▶ Task directions: Below are records that hold pictures; write out only the lines from their start through the line with "const threshold = 36;", exactly, and drop the pictures.
--- BEGIN ---
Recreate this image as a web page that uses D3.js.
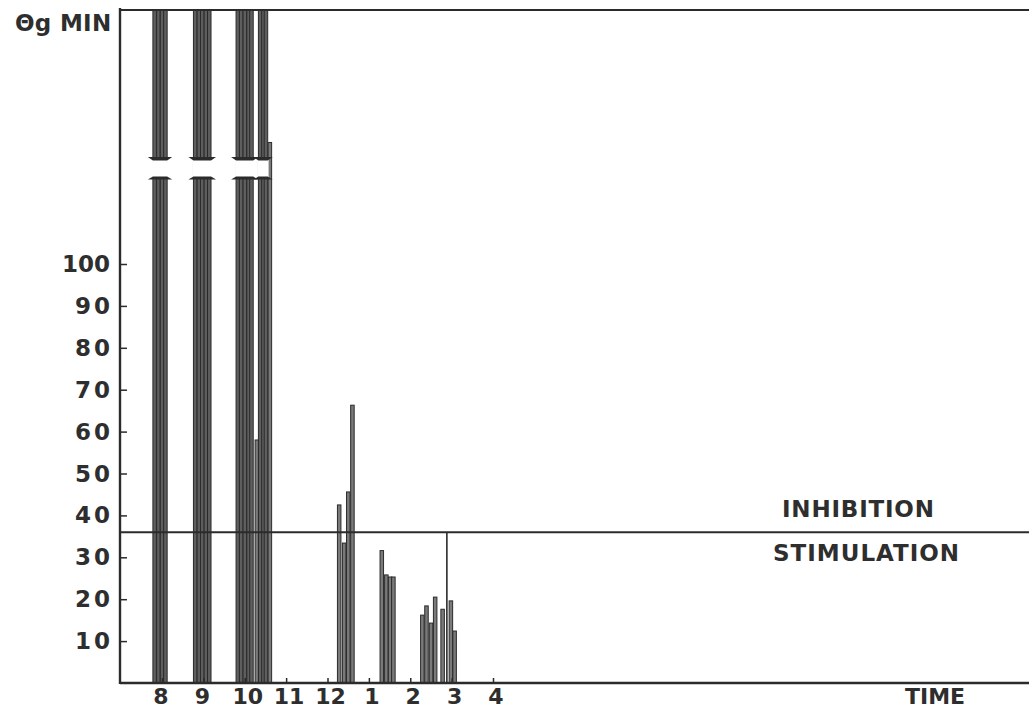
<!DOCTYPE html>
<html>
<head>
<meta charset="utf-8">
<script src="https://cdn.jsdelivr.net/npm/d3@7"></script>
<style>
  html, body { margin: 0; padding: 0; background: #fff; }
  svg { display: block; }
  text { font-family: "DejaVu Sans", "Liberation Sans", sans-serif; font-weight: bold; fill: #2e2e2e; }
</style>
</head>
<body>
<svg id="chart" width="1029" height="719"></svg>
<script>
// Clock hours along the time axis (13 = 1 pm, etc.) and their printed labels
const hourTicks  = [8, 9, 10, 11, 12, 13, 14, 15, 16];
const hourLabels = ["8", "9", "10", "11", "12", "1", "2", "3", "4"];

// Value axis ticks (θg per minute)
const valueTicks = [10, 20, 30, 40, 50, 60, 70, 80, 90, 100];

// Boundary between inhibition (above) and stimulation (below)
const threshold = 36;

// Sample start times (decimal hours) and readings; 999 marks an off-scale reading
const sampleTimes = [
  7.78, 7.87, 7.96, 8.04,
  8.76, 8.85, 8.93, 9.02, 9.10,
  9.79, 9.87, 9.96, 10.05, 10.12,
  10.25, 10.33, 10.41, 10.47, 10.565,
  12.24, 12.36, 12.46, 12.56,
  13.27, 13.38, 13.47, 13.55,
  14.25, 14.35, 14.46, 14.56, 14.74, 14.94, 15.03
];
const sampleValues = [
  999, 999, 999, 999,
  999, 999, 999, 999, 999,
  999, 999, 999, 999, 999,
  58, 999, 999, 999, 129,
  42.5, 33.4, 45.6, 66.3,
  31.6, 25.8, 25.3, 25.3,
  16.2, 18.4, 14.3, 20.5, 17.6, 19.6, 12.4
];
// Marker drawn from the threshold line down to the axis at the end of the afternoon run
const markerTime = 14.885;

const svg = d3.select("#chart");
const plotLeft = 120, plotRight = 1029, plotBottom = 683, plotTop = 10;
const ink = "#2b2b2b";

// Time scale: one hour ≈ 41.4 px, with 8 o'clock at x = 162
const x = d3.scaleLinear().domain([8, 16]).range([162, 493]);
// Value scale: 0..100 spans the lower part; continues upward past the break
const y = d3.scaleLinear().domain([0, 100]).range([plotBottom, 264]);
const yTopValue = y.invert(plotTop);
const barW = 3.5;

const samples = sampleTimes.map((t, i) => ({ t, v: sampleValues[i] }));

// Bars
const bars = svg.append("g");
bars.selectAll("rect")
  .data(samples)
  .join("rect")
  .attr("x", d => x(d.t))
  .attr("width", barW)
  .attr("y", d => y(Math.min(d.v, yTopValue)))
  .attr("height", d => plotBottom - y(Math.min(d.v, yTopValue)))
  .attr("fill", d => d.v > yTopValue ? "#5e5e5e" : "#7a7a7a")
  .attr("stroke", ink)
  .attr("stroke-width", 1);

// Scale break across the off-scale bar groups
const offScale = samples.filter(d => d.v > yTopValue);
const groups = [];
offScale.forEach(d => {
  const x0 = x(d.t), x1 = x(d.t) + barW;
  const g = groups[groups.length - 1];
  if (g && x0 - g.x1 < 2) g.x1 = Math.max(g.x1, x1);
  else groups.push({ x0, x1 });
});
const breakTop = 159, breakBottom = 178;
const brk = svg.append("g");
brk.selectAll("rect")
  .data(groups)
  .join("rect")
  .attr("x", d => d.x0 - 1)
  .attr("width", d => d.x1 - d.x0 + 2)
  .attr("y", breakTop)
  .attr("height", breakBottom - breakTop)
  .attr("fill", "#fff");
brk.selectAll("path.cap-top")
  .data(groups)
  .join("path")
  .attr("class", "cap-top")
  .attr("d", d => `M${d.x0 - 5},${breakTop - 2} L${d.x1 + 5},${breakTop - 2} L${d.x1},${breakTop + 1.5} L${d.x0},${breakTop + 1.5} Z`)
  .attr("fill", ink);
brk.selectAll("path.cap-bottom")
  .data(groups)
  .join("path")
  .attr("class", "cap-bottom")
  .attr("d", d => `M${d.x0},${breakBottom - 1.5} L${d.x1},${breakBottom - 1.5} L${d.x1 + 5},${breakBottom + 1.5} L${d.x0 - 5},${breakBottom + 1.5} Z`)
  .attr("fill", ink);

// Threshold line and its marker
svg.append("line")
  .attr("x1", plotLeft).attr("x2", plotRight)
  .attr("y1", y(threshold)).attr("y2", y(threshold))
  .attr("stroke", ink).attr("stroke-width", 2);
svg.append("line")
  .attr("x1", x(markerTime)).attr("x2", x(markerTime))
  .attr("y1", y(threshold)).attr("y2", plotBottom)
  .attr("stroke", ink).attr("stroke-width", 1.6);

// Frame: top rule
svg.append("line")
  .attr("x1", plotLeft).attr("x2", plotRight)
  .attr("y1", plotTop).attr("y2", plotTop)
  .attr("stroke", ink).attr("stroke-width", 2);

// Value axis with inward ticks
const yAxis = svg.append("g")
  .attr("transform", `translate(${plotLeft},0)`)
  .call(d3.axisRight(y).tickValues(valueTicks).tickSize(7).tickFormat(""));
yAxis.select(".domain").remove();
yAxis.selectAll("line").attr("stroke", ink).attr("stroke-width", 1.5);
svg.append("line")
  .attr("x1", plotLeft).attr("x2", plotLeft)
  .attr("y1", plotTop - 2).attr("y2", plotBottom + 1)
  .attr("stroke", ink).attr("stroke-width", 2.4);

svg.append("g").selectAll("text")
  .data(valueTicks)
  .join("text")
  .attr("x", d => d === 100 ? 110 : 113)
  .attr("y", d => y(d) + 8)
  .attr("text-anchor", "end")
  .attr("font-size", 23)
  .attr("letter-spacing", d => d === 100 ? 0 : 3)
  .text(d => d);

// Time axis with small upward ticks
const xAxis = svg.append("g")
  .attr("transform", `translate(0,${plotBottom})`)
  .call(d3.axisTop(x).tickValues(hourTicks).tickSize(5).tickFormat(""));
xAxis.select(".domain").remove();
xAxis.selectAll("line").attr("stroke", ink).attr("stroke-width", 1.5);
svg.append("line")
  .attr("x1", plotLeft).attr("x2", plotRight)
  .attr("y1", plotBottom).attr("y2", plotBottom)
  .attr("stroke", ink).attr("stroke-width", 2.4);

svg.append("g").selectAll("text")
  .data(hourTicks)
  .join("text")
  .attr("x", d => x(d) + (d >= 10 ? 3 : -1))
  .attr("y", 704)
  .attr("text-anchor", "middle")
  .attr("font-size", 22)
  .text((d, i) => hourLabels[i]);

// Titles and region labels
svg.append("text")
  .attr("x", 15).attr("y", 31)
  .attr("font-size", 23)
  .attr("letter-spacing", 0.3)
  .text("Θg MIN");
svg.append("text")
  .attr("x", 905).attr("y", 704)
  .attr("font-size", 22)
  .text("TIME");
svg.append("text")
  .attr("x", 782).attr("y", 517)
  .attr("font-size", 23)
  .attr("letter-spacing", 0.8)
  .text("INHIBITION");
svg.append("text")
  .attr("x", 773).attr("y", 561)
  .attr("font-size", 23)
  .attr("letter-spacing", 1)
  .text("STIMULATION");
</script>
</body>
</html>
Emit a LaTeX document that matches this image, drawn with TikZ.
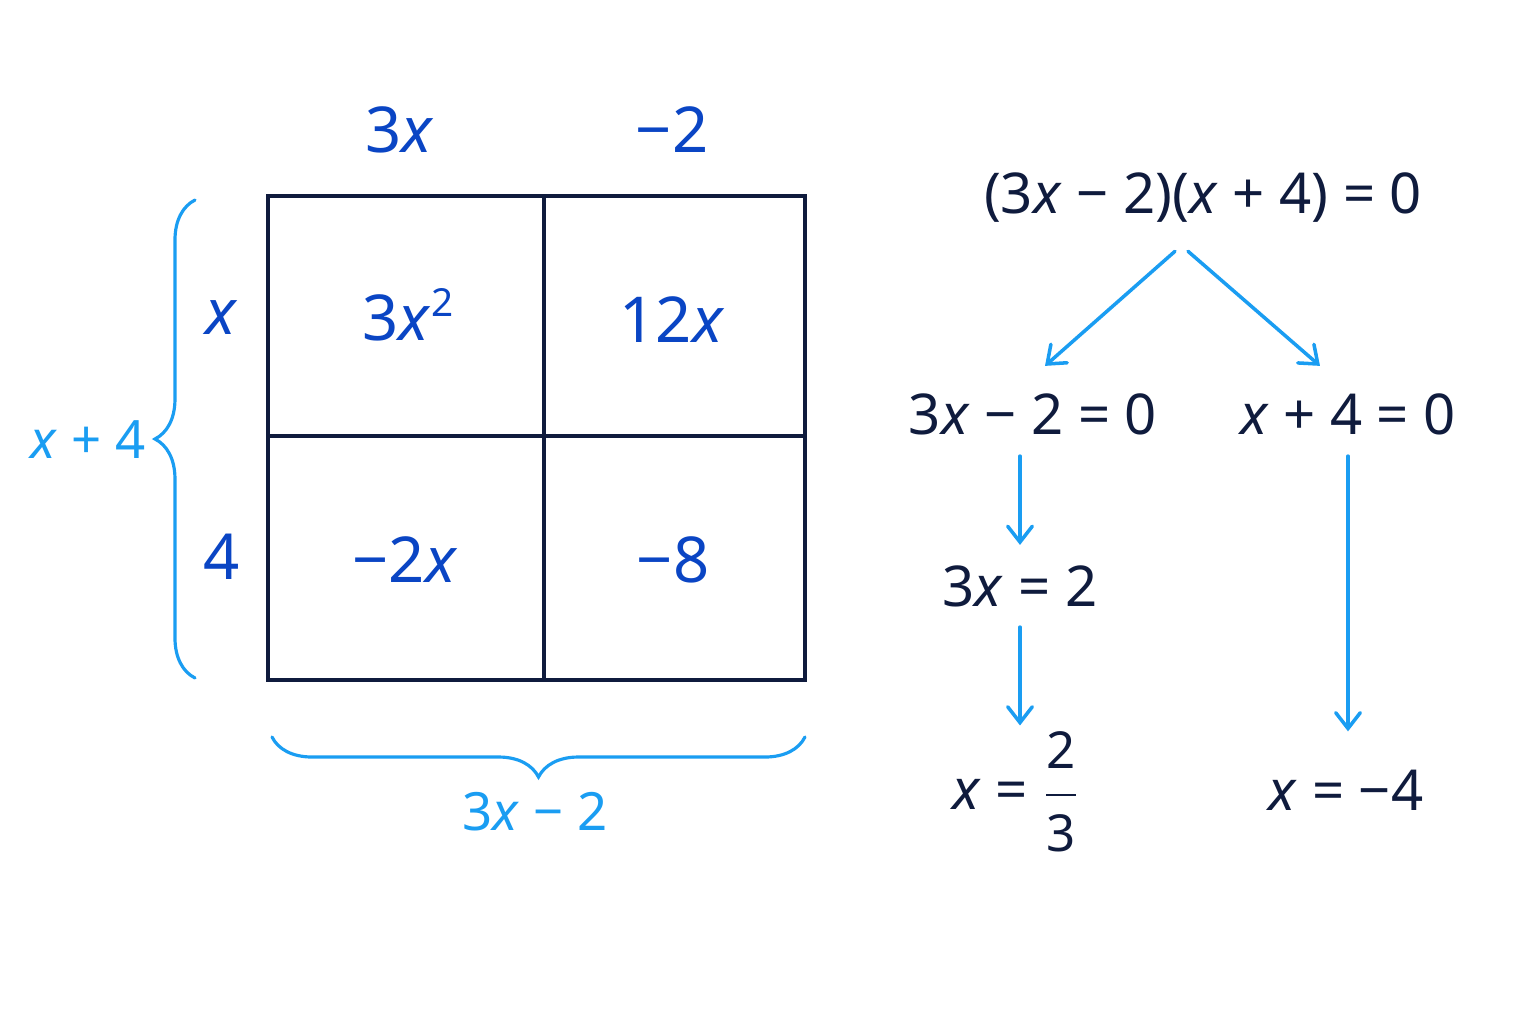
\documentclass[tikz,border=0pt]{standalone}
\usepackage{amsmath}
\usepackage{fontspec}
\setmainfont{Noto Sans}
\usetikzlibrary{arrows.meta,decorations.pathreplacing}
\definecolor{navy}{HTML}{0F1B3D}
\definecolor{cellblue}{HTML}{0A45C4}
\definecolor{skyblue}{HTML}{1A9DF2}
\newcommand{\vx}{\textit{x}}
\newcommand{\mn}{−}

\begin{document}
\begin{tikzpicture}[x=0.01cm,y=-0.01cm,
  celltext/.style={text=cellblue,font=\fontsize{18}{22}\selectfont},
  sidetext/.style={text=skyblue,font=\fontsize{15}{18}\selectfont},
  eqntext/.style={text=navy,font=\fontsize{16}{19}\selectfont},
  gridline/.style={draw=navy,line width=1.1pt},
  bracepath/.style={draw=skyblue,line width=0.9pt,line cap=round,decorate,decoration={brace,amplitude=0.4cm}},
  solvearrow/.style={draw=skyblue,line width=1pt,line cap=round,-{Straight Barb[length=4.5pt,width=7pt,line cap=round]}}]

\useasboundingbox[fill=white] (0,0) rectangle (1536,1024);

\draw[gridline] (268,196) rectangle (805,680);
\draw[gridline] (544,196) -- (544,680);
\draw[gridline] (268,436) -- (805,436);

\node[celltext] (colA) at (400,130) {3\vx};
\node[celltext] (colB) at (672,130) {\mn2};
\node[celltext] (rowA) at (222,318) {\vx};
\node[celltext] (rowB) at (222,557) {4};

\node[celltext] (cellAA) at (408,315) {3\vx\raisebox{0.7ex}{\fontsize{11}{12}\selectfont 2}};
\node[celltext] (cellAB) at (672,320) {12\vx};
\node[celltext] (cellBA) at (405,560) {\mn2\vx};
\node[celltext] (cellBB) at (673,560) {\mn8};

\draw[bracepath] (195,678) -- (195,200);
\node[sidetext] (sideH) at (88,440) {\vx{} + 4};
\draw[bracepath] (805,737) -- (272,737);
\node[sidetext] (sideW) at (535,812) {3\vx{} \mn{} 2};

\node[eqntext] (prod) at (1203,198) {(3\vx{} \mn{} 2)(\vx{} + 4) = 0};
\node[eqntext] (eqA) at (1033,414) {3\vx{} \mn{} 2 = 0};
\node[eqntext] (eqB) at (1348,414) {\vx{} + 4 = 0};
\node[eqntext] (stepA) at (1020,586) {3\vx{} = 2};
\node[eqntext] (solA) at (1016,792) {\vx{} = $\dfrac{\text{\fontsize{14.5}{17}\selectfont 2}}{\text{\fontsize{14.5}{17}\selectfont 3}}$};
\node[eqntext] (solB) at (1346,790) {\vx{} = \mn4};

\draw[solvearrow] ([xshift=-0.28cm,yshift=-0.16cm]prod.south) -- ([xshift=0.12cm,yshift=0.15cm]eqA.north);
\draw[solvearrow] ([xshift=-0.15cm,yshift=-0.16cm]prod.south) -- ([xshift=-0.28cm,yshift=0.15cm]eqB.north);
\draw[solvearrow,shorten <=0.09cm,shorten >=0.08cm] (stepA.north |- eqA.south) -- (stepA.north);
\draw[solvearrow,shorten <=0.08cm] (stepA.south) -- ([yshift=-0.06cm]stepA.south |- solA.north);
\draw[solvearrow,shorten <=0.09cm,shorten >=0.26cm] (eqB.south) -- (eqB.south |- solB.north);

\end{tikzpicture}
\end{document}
--- END ---
▶ Full answer:
Recreate this image as a web page that uses D3.js.
<!DOCTYPE html>
<html>
<head>
<meta charset="utf-8">
<script src="https://cdn.jsdelivr.net/npm/d3@7"></script>
<style>
  html, body { margin: 0; padding: 0; background: #fff; }
  svg { display: block; }
  text { font-family: "DejaVu Sans", "Liberation Sans", sans-serif; font-weight: bold; fill: #2e2e2e; }
</style>
</head>
<body>
<svg id="chart" width="1029" height="719"></svg>
<script>
// Clock hours along the time axis (13 = 1 pm, etc.) and their printed labels
const hourTicks  = [8, 9, 10, 11, 12, 13, 14, 15, 16];
const hourLabels = ["8", "9", "10", "11", "12", "1", "2", "3", "4"];

// Value axis ticks (θg per minute)
const valueTicks = [10, 20, 30, 40, 50, 60, 70, 80, 90, 100];

// Boundary between inhibition (above) and stimulation (below)
const threshold = 36;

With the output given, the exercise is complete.